Problem to solve: Copy exactly the lines from the beginning of the data down to and including the line holding "0.372, 0.284, 0.303];", without any pictures.

## start Source material

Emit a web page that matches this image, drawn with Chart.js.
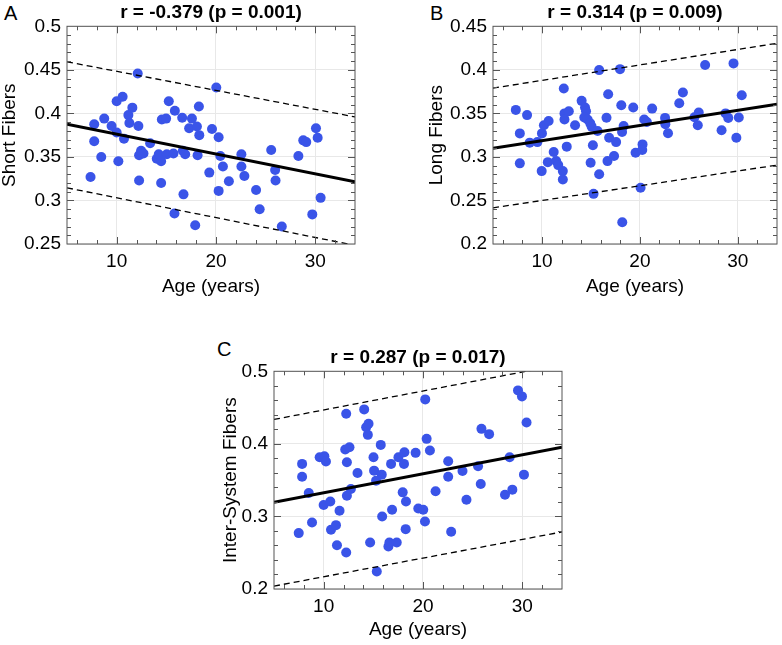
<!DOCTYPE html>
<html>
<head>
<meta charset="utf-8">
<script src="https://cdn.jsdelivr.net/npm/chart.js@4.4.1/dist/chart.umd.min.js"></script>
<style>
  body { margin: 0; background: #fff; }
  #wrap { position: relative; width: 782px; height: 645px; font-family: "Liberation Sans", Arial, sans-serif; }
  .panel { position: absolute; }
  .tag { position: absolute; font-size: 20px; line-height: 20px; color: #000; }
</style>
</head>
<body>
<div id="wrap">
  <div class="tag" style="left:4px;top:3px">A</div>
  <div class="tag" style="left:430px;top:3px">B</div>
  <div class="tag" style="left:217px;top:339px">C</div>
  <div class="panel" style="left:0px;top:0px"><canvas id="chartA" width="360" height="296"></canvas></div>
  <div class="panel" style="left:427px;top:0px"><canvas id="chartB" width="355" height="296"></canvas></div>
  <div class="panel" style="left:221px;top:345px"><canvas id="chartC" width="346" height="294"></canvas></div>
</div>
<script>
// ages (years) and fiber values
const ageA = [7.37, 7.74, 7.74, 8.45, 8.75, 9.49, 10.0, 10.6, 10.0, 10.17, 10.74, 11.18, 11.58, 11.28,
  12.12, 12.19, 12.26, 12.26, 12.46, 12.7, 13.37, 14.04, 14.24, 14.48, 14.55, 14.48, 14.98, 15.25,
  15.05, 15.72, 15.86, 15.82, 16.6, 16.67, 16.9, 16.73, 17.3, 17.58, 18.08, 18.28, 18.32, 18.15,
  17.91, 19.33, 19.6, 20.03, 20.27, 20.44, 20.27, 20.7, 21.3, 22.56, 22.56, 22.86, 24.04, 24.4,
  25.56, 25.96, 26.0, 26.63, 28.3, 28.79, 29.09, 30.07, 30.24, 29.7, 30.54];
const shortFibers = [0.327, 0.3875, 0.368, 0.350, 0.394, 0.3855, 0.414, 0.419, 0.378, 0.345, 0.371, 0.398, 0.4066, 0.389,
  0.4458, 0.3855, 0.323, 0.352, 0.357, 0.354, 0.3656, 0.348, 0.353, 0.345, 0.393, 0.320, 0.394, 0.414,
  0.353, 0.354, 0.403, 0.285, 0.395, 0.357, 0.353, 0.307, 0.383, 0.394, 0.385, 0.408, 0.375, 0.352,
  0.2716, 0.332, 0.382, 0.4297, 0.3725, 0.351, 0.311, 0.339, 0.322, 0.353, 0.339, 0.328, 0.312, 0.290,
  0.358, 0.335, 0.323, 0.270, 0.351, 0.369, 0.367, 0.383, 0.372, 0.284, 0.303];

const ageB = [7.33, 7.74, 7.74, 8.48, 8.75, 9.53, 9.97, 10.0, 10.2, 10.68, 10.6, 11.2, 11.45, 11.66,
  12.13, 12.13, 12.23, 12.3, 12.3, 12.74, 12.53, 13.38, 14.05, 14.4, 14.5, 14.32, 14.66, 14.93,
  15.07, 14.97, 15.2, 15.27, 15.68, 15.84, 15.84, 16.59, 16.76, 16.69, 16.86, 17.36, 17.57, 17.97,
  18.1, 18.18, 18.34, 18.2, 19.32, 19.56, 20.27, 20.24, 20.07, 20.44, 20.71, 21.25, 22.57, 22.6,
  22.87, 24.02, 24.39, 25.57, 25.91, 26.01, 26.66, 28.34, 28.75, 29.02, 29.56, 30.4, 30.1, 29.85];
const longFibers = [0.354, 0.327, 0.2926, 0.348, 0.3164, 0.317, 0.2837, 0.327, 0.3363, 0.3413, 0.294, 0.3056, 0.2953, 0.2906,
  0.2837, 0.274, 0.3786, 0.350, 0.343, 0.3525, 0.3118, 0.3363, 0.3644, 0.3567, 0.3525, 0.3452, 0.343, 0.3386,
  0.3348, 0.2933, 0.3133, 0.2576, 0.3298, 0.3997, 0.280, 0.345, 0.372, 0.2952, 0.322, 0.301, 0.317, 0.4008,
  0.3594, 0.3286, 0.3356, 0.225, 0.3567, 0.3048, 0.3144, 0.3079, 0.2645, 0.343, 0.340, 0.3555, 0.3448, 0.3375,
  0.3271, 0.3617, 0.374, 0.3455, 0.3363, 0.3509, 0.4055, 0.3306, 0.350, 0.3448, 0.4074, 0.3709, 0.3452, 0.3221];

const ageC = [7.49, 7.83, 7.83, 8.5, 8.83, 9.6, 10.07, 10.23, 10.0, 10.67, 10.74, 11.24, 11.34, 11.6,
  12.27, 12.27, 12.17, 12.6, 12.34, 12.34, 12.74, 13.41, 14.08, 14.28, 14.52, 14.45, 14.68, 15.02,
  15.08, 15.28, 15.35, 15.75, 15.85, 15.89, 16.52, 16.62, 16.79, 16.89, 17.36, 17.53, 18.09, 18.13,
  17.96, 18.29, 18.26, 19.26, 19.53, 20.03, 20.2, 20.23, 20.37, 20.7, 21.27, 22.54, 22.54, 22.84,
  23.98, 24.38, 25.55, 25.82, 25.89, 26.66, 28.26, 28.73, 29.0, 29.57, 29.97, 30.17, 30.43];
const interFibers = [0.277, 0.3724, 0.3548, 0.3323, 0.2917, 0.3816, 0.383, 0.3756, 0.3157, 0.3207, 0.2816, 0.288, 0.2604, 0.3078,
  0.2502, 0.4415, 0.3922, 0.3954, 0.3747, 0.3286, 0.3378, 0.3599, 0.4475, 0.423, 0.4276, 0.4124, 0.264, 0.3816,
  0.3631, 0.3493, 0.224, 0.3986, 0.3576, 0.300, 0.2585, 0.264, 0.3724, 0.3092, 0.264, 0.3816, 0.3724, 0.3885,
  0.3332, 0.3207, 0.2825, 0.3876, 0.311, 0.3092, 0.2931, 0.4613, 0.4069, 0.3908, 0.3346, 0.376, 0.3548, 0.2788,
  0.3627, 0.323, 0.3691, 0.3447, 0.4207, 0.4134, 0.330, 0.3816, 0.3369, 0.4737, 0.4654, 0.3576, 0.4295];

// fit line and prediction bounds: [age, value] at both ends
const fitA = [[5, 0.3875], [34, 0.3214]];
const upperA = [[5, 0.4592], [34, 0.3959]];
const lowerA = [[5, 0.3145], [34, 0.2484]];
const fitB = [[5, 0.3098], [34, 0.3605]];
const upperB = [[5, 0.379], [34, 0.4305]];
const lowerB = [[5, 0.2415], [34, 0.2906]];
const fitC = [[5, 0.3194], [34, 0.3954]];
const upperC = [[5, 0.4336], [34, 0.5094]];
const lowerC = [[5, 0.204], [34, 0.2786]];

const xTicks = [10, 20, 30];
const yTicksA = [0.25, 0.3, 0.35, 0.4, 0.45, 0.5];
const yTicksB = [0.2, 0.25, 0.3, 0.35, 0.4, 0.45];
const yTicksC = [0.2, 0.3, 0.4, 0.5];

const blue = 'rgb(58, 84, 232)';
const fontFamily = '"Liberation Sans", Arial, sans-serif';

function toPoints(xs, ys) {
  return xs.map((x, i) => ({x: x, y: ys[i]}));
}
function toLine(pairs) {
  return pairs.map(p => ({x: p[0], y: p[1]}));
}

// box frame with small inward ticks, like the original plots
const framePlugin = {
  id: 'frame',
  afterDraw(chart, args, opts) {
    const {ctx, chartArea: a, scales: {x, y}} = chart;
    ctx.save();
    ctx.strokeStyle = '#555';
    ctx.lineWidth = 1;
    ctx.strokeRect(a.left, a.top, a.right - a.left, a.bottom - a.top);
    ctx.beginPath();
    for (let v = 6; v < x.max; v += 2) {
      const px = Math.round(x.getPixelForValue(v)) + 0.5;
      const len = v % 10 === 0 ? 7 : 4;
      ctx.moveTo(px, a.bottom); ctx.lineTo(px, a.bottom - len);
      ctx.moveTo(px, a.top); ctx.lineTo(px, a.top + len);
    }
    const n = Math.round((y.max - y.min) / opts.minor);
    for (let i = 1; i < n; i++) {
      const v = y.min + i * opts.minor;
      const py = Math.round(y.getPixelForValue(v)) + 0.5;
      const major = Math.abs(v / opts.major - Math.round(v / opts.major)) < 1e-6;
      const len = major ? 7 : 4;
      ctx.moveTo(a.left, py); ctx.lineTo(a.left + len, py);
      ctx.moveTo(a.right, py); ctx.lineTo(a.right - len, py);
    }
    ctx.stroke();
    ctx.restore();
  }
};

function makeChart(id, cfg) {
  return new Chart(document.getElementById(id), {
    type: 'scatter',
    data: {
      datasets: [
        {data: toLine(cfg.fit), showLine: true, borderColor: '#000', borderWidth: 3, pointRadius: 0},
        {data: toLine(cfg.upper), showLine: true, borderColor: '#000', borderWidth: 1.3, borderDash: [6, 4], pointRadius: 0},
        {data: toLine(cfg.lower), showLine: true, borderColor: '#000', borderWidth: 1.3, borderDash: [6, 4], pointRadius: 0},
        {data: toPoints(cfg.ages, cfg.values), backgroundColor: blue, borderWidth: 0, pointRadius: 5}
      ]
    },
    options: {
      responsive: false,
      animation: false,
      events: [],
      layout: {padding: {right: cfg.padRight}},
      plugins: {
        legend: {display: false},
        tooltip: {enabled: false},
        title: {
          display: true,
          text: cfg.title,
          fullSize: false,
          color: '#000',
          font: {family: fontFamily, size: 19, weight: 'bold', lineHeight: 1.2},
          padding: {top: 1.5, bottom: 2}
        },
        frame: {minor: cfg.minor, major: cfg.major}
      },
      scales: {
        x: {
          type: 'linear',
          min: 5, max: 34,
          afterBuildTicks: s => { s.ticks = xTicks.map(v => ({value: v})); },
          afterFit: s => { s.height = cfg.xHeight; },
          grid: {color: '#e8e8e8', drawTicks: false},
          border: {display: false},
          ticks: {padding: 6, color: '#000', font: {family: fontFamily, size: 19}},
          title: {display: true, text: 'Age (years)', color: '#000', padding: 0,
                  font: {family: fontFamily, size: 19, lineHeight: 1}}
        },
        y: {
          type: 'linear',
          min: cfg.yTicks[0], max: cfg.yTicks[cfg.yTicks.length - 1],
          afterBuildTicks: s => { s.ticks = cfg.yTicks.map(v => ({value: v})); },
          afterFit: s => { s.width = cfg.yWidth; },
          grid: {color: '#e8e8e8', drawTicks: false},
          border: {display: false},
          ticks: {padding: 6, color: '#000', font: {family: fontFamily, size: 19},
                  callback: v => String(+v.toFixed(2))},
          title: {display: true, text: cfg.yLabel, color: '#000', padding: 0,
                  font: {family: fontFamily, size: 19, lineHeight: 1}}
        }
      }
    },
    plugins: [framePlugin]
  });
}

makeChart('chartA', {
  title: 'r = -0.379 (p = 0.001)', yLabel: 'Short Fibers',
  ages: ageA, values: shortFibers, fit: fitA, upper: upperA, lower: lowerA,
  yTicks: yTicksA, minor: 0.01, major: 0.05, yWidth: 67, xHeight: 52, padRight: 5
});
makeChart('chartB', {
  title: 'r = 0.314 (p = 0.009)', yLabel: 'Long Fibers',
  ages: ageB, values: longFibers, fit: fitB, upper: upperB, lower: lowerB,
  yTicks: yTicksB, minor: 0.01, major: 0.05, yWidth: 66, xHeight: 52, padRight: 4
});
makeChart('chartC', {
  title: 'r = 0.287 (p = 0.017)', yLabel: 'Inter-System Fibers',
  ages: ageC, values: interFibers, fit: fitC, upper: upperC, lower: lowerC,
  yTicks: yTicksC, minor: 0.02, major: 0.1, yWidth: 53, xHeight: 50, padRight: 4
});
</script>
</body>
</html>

## end Source material

Exercise solution:
Emit a web page that matches this image, drawn with Chart.js.
<!DOCTYPE html>
<html>
<head>
<meta charset="utf-8">
<script src="https://cdn.jsdelivr.net/npm/chart.js@4.4.1/dist/chart.umd.min.js"></script>
<style>
  body { margin: 0; background: #fff; }
  #wrap { position: relative; width: 782px; height: 645px; font-family: "Liberation Sans", Arial, sans-serif; }
  .panel { position: absolute; }
  .tag { position: absolute; font-size: 20px; line-height: 20px; color: #000; }
</style>
</head>
<body>
<div id="wrap">
  <div class="tag" style="left:4px;top:3px">A</div>
  <div class="tag" style="left:430px;top:3px">B</div>
  <div class="tag" style="left:217px;top:339px">C</div>
  <div class="panel" style="left:0px;top:0px"><canvas id="chartA" width="360" height="296"></canvas></div>
  <div class="panel" style="left:427px;top:0px"><canvas id="chartB" width="355" height="296"></canvas></div>
  <div class="panel" style="left:221px;top:345px"><canvas id="chartC" width="346" height="294"></canvas></div>
</div>
<script>
// ages (years) and fiber values
const ageA = [7.37, 7.74, 7.74, 8.45, 8.75, 9.49, 10.0, 10.6, 10.0, 10.17, 10.74, 11.18, 11.58, 11.28,
  12.12, 12.19, 12.26, 12.26, 12.46, 12.7, 13.37, 14.04, 14.24, 14.48, 14.55, 14.48, 14.98, 15.25,
  15.05, 15.72, 15.86, 15.82, 16.6, 16.67, 16.9, 16.73, 17.3, 17.58, 18.08, 18.28, 18.32, 18.15,
  17.91, 19.33, 19.6, 20.03, 20.27, 20.44, 20.27, 20.7, 21.3, 22.56, 22.56, 22.86, 24.04, 24.4,
  25.56, 25.96, 26.0, 26.63, 28.3, 28.79, 29.09, 30.07, 30.24, 29.7, 30.54];
const shortFibers = [0.327, 0.3875, 0.368, 0.350, 0.394, 0.3855, 0.414, 0.419, 0.378, 0.345, 0.371, 0.398, 0.4066, 0.389,
  0.4458, 0.3855, 0.323, 0.352, 0.357, 0.354, 0.3656, 0.348, 0.353, 0.345, 0.393, 0.320, 0.394, 0.414,
  0.353, 0.354, 0.403, 0.285, 0.395, 0.357, 0.353, 0.307, 0.383, 0.394, 0.385, 0.408, 0.375, 0.352,
  0.2716, 0.332, 0.382, 0.4297, 0.3725, 0.351, 0.311, 0.339, 0.322, 0.353, 0.339, 0.328, 0.312, 0.290,
  0.358, 0.335, 0.323, 0.270, 0.351, 0.369, 0.367, 0.383, 0.372, 0.284, 0.303];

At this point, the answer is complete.